New Jersey Expands Franchise Practices Act

New Jersey amended its Franchise Practices Act by expanding the definition of "place of business." This change was effective immediately on signing on January 16, 2010.

The new definition of “place of business” is: a fixed geographical location at which the franchisee displays for sale and sells the franchisor's goods or offers for sale and sells the franchisor's services. Place of business shall not mean an office, a warehouse, a place of storage, a residence or a vehicle, except that with respect to persons who do not make a majority of their sales directly to consumers, "place of business" means a fixed geographical location at which the franchisee displays for sale and sells the franchisor's goods or offers for sale and sells the franchisor's services, or an office or a warehouse from which franchisee personnel visit or call upon customers or from which the franchisor's goods are delivered to customers.

This expanded definition now includes wholesale distribution businesses that deliver their products to their customers, rather than having the customers come to the distributor’s place of business.

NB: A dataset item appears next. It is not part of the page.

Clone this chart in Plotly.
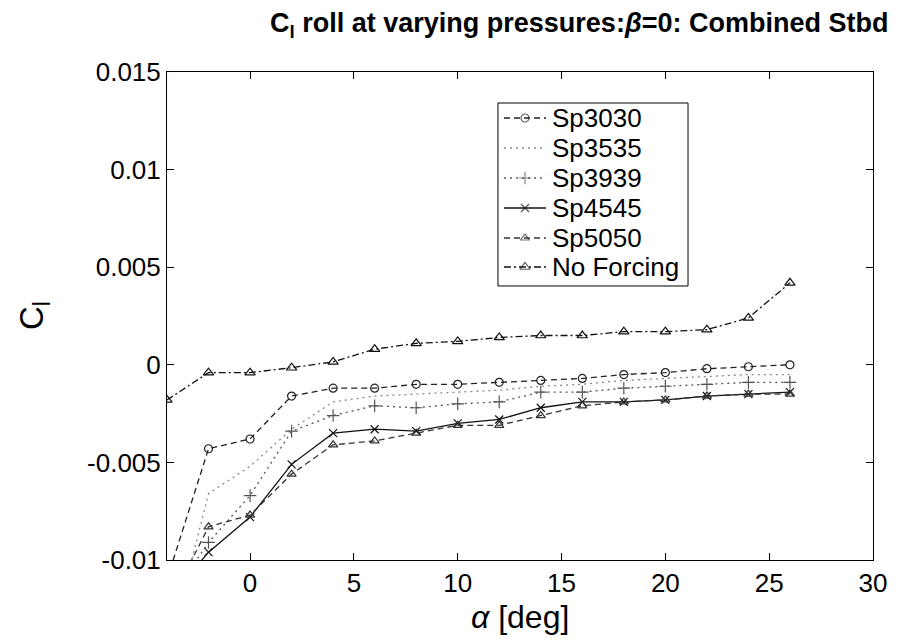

Virginia Clarifies Requirement for Current Financial Statements In FDD

Virginia made a change to the Regulations under its Retail Franchising Act, effective July 1, 2010. The new requirement is that the audited financial statements must be current within 120 days of the date of filing for initial or renewal franchise registrations. If the audited financial statements are not current within this time period, the franchisor must include in its FDD the franchisor’s unaudited financial statements that are current within 120 days. The unaudited financial statements must be prepared in accordance with generally accepted accounting practices.

Since many states already have this requirement, the Virginia change should not present any new problems for franchisors desiring to register or renew a registration in Virginia. You simply must remember to include the unaudited statements in your FDD if your audited financial statements are dated more than 120 days before the date you file your initial or renewal registration.